Deaf pupils' experiences of inclusion within a mainstream primary school: a case-study

Bower, Sarah (2006). Deaf pupils' experiences of inclusion within a mainstream primary school: a case-study. EdD thesis The Open University.



The aims of the study are:
To research, and document, deaf pupils' experiences of inclusion, their perceptions of the way teachers view deafness, and to observe the effect of using sign language to educate the children within a mainstream setting.

This study has as its focus 5 deaf pupils who are part of a Hearing Impaired Unit of 20 deaf children within the Greenview mainstream primary school for 700 pupils. I focus on three research themes:
1) Inclusion. Firstly: how do deaf pupils describe/feel about their learning experience in an inclusive classroom? Secondly: are deaf pupils a unique group in tenns of their needs?
2) Pedagogy. Firstly: what educational strategies are in place to make inclusion of deaf pupils work? Secondly: how do teachers' perceptions of deafness affect their pedagogy?
3) Communication. How does the presence of a facilitator, and their participation in the classroom, influence the situation?

The philosophy influencing this study stems from a socio-constructivist perspective, and the three themes of inclusion, pedagogy and communication are revisited in each chapter. This study follows an ethnographic case study methodology, using an adaptation of Stake's (1995) 7 step methodology to address pupil issues, and Wood et aI's (1986) Moves Matrix codes to analyse pupl/teacher dialogue. Within its framework, the study uses observation and interview techniques to gain insights, from the child's perspective, as to how one school's 'inclusive' policy is experienced in practice. The study reveals surprising observations, finding that, for example:

Within the theme of inclusion:
Deaf pupils felt they could flourish within a mainstream classroom provided their unique identity and language needs were recognised and valued. They felt comfortable with "deaf aware" mainstream teachers who improved acoustic conditions within the classroom, managed audio equipment to amplify speech and kept background noise low.

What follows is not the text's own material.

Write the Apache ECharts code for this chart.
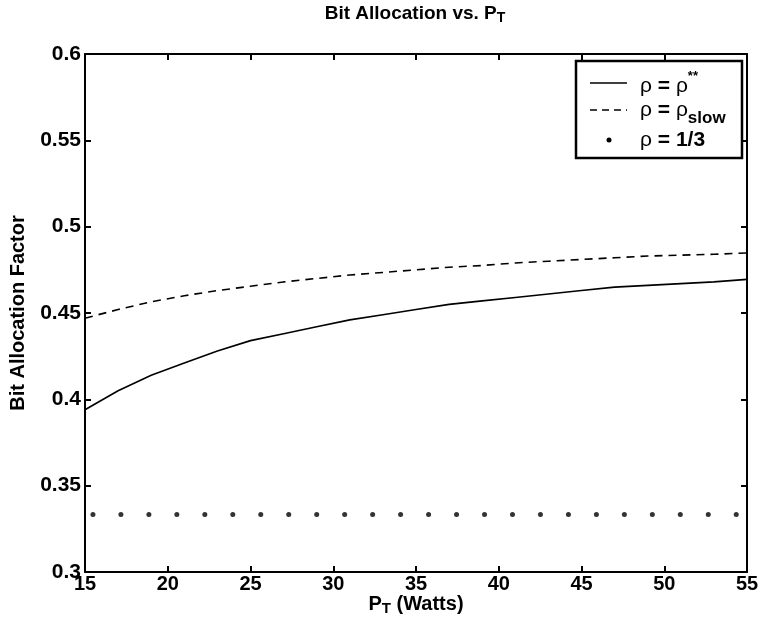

Within the theme of pedagogy:
Experienced "deaf aware" teachers actively planned lessons with specialist staff to use a range of strategies suitable for deaf children's' learning. These experienced teachers adapted their communication strategies to use a more flexible approach to talking and listening.

Within the theme of communication:
BSL provides good language learning opportunities for the deaf pupils, but this is not always matched by the attitudes of mainstream staff. The mode of communication does not influence pupils as much as the strategy the teacher uses to introduce lessons. Deaf adults are necessary in the classroom to provide deaf children with mature BSL language experience and adult role models.

A summary emerges of the experiences of deaf pupils at Greenview, and the aspects of inclusion that they find most helpful to learning. Such a multi-faceted glimpse into the children's educational experience will be of interest to teachers, parents and all those involved in the disability/inclusion debate.